### What is asked
Copy every line of the entries that includes the word "image".

### Data lines

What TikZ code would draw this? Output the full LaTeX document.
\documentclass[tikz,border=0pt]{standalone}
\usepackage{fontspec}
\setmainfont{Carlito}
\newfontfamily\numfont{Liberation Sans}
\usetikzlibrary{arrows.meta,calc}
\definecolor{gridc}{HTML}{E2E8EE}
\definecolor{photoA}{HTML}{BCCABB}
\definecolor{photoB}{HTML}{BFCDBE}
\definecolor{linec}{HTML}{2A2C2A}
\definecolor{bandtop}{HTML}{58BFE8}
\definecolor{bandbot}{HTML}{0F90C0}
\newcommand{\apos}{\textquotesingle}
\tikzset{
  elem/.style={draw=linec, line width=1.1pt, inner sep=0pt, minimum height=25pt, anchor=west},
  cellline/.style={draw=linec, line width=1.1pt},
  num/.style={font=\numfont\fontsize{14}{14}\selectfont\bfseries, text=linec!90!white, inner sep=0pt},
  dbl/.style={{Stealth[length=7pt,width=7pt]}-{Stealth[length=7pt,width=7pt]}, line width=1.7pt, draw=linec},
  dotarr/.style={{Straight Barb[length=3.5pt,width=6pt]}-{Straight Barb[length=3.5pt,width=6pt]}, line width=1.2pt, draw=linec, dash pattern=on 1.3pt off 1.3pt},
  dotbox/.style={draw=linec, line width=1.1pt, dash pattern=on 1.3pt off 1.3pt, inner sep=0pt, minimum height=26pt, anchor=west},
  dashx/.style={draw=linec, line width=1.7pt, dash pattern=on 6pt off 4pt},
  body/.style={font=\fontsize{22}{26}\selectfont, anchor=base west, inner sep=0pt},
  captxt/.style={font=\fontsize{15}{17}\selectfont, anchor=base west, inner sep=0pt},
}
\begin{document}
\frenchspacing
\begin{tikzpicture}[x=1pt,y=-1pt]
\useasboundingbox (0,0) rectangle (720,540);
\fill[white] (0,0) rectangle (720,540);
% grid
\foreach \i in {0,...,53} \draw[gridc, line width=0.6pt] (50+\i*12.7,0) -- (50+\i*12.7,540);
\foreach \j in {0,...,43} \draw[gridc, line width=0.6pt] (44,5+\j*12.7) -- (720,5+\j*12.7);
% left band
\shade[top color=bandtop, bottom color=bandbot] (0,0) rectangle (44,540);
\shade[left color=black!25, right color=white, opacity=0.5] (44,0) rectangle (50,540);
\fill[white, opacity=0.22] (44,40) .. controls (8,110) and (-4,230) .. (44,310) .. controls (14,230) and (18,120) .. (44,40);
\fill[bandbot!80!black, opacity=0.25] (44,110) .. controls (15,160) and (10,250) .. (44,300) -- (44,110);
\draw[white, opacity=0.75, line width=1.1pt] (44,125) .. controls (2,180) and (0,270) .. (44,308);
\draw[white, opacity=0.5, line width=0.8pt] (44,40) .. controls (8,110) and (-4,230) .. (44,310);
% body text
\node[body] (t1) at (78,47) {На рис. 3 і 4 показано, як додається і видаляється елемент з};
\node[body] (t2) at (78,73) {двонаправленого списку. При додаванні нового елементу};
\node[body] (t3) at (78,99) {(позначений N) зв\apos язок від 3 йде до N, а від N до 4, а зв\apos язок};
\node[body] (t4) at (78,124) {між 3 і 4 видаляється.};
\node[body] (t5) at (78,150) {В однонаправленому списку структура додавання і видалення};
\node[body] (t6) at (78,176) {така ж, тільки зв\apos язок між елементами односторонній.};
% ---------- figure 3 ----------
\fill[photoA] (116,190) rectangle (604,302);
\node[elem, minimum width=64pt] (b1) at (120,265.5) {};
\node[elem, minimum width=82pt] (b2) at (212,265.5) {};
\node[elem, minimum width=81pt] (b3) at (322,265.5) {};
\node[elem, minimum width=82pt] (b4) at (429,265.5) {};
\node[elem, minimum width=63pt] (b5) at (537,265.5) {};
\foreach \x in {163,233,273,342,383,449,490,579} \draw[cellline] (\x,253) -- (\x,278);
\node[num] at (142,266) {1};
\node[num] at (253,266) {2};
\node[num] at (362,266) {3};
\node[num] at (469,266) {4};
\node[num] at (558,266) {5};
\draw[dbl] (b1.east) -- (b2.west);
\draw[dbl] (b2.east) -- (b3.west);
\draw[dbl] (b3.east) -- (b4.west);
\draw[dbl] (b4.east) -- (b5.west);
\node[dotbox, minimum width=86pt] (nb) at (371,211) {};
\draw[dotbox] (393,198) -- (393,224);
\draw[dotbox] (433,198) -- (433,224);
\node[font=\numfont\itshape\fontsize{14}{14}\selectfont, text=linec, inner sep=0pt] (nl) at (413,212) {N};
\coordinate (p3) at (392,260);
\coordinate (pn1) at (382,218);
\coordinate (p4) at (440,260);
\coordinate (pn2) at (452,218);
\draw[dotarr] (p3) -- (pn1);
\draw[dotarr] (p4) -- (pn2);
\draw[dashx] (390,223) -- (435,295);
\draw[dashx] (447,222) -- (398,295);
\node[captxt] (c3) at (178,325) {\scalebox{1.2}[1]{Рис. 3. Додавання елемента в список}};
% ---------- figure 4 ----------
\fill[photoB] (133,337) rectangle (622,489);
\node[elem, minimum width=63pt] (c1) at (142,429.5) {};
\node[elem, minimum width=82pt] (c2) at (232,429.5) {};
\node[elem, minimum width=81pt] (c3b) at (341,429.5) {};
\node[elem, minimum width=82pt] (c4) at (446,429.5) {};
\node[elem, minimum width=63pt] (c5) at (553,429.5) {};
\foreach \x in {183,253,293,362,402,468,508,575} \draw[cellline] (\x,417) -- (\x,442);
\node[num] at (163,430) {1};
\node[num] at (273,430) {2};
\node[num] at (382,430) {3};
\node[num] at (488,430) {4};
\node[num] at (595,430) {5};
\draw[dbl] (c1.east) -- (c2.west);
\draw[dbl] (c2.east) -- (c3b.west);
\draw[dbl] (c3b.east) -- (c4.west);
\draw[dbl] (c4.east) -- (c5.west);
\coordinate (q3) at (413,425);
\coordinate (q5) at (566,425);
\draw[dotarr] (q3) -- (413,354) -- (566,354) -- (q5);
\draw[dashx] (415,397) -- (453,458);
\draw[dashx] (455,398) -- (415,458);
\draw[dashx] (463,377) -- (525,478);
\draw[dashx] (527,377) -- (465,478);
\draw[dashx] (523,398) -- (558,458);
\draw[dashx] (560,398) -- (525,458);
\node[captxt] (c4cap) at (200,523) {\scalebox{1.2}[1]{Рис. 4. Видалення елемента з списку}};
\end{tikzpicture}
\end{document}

---

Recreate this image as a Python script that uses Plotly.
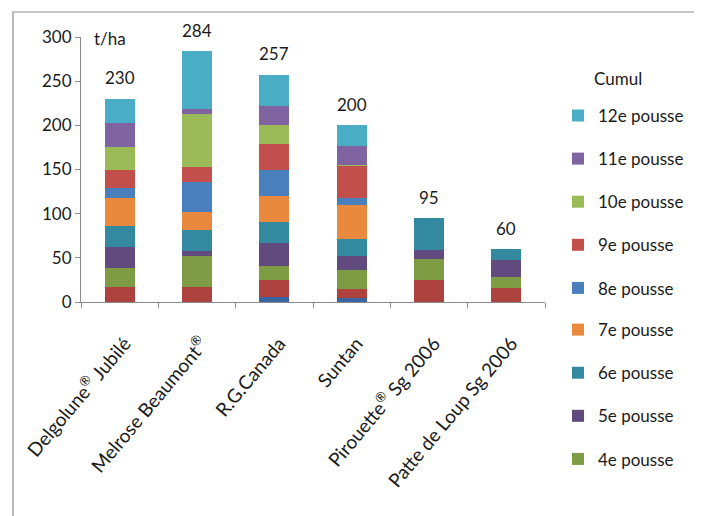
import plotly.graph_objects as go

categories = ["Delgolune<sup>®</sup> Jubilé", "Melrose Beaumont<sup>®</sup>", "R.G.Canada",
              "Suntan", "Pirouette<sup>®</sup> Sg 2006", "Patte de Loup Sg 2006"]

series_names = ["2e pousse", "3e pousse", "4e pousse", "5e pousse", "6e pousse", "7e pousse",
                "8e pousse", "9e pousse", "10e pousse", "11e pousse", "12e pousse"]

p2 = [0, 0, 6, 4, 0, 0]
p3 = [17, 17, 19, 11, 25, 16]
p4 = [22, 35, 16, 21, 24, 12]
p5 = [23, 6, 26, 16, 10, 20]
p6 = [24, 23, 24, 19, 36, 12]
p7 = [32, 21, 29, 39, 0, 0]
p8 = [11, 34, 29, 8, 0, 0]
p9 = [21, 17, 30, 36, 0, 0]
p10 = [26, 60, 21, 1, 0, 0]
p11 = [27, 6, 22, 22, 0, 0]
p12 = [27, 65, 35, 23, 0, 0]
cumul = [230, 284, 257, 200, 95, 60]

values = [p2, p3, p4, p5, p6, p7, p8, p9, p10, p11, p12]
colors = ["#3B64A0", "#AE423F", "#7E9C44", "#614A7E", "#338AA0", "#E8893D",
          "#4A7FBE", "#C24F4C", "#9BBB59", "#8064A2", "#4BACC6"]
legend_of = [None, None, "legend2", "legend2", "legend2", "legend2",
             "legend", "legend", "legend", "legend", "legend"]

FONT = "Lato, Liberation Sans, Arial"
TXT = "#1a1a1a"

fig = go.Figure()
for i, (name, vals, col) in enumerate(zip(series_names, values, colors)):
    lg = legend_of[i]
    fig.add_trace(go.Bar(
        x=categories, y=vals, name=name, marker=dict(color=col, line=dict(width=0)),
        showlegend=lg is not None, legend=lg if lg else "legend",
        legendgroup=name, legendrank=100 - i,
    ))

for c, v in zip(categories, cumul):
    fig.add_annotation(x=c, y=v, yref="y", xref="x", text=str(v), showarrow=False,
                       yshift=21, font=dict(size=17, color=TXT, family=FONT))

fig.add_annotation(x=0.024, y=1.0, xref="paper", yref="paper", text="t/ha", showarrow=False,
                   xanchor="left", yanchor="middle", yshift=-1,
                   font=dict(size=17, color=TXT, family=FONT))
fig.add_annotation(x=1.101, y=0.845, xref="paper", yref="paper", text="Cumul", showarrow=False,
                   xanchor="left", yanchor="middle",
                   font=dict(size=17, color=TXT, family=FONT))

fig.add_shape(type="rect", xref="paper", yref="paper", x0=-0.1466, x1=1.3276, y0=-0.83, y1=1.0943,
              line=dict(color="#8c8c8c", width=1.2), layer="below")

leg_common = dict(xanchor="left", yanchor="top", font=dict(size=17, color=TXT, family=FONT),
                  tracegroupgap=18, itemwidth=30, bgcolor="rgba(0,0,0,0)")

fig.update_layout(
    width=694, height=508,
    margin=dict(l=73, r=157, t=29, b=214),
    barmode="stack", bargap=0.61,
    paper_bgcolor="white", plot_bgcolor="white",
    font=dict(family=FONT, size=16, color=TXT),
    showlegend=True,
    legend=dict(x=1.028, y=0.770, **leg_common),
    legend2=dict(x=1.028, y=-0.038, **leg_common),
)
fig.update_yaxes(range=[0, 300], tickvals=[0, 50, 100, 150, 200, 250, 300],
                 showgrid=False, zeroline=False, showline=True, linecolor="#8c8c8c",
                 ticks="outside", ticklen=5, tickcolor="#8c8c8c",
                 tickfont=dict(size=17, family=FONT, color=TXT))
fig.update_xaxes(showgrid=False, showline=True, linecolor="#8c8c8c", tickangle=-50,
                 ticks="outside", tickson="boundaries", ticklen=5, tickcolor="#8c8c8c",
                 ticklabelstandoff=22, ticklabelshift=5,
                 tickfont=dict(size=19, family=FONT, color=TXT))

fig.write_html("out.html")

* * *

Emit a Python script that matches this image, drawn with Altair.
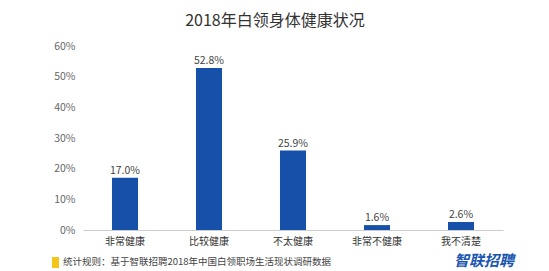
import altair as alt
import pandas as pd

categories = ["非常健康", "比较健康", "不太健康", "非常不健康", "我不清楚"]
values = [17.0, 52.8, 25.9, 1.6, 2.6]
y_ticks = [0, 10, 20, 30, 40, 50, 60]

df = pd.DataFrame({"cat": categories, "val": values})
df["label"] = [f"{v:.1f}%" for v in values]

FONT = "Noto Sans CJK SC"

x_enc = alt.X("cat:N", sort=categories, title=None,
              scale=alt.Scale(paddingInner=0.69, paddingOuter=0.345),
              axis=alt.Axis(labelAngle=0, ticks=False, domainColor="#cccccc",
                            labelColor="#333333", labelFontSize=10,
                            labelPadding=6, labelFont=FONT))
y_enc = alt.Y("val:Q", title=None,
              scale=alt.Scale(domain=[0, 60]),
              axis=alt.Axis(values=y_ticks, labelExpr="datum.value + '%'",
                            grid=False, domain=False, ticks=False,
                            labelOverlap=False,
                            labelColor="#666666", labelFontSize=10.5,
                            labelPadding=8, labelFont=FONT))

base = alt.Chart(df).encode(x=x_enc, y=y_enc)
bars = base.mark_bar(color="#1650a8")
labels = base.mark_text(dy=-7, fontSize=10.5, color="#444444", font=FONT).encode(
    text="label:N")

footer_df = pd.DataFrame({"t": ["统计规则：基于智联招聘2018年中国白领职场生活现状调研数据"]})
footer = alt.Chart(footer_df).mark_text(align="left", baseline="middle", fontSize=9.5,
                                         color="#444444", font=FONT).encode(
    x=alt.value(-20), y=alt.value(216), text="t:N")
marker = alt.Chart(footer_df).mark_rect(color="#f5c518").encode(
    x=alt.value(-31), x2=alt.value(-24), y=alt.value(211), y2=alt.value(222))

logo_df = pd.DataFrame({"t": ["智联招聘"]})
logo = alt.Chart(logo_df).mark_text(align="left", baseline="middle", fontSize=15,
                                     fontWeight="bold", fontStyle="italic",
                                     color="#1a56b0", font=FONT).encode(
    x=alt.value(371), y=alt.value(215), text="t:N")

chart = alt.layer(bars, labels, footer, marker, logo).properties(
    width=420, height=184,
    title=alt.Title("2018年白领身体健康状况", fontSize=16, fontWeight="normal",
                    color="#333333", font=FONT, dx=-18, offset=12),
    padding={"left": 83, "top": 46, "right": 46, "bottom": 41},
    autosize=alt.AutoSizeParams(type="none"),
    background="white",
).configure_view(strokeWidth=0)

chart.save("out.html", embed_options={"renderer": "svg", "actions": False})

### Response for this exercise
Recreate this image as a Python script that uses Plotly.
Emit a Python script that matches this image, drawn with Altair.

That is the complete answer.